Read the material below. Count the lines containing "matplotlib" and give that count alone.

⁂

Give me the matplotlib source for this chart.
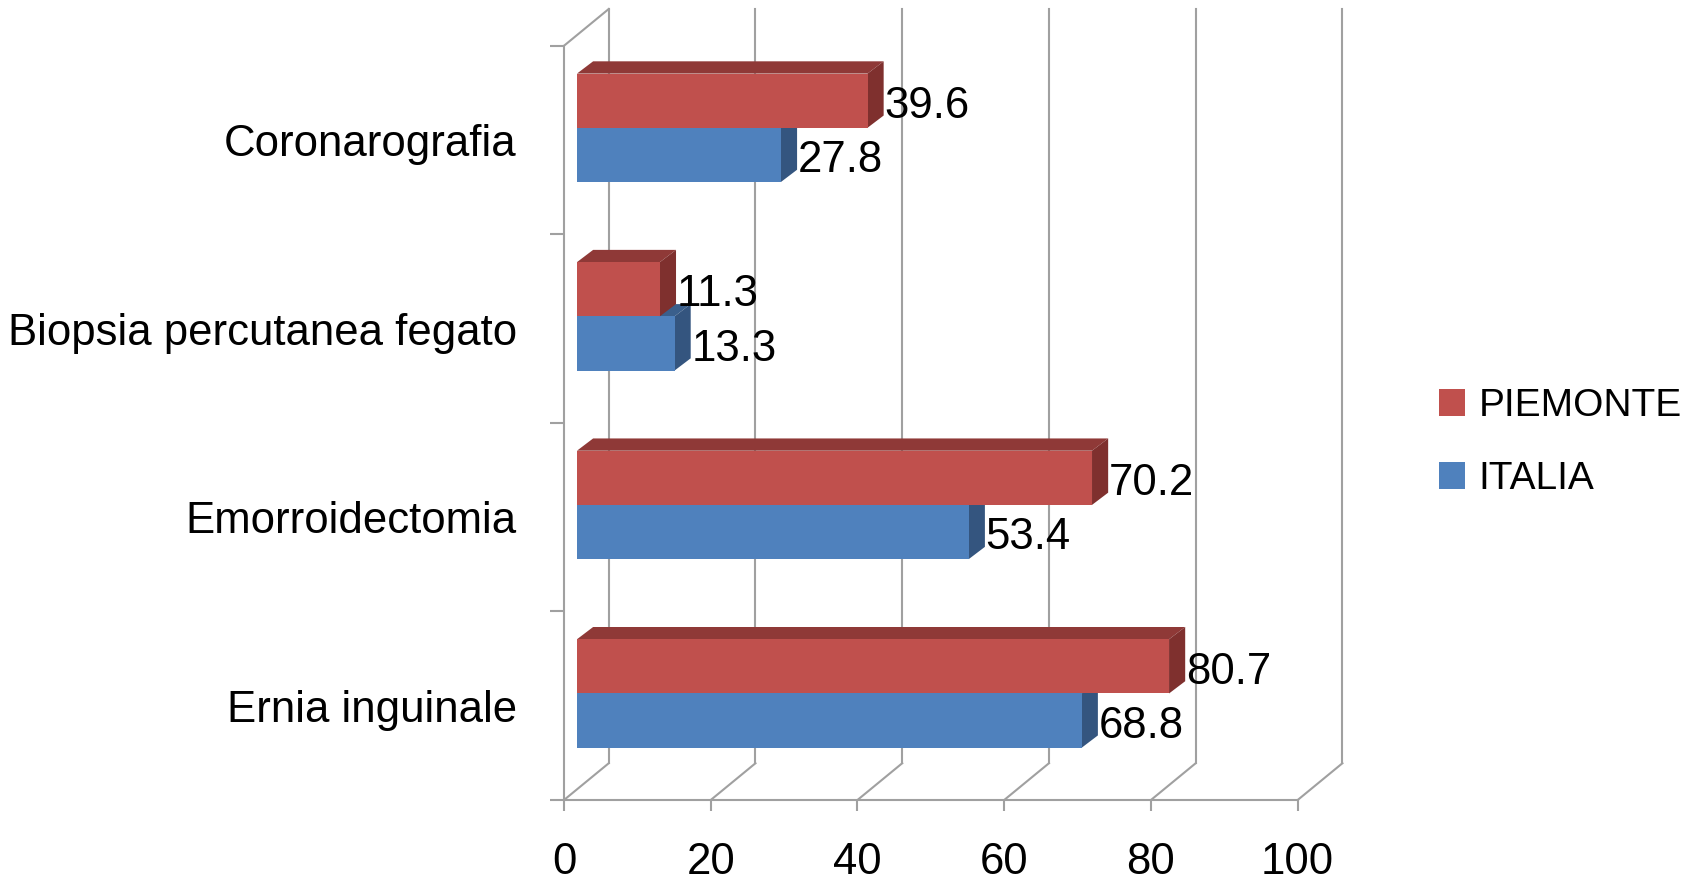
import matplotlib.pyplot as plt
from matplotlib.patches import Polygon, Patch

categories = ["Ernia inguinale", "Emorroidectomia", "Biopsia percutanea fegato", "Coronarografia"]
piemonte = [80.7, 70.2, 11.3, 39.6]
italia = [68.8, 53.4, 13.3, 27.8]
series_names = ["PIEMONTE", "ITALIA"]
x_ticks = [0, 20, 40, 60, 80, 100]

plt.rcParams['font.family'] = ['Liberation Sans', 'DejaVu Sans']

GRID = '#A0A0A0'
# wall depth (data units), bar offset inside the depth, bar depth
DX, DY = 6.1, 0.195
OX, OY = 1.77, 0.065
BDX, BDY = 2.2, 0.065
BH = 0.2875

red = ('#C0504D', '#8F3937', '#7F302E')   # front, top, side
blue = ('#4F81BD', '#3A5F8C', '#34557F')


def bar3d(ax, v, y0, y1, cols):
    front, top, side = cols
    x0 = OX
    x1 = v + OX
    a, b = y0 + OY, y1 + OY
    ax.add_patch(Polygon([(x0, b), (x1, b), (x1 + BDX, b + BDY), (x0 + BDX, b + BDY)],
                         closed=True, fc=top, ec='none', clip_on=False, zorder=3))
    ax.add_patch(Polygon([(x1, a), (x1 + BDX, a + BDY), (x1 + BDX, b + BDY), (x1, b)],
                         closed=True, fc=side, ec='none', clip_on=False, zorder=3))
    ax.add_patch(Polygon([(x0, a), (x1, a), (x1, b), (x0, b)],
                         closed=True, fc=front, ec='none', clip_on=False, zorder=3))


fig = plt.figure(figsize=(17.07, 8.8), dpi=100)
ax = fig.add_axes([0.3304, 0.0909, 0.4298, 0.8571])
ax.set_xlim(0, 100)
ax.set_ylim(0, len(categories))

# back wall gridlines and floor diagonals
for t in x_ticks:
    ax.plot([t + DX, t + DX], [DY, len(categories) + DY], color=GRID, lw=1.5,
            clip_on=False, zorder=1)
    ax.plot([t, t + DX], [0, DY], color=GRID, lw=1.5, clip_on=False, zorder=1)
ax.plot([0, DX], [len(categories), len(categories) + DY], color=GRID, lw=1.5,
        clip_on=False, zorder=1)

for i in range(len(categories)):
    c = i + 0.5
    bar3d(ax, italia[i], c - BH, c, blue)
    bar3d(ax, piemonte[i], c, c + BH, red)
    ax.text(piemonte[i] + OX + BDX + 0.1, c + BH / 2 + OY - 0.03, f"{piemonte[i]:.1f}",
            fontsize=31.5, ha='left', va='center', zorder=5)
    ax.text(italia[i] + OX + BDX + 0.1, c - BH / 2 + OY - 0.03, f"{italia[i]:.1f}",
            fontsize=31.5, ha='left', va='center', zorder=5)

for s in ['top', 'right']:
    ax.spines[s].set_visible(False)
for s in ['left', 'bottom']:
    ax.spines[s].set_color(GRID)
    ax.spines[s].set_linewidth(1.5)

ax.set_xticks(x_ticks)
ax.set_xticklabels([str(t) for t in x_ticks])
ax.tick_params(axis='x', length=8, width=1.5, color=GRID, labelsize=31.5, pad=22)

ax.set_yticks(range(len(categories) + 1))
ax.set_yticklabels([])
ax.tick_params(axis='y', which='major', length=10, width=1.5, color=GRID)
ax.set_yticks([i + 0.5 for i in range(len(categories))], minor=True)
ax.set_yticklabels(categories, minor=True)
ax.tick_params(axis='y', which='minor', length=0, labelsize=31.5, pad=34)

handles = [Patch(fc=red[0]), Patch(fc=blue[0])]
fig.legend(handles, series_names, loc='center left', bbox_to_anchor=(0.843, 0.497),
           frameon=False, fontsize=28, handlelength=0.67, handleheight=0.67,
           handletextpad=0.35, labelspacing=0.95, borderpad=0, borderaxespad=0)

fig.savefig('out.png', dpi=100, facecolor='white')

⁂

* ANSWER TO THIS EXERCISE: 3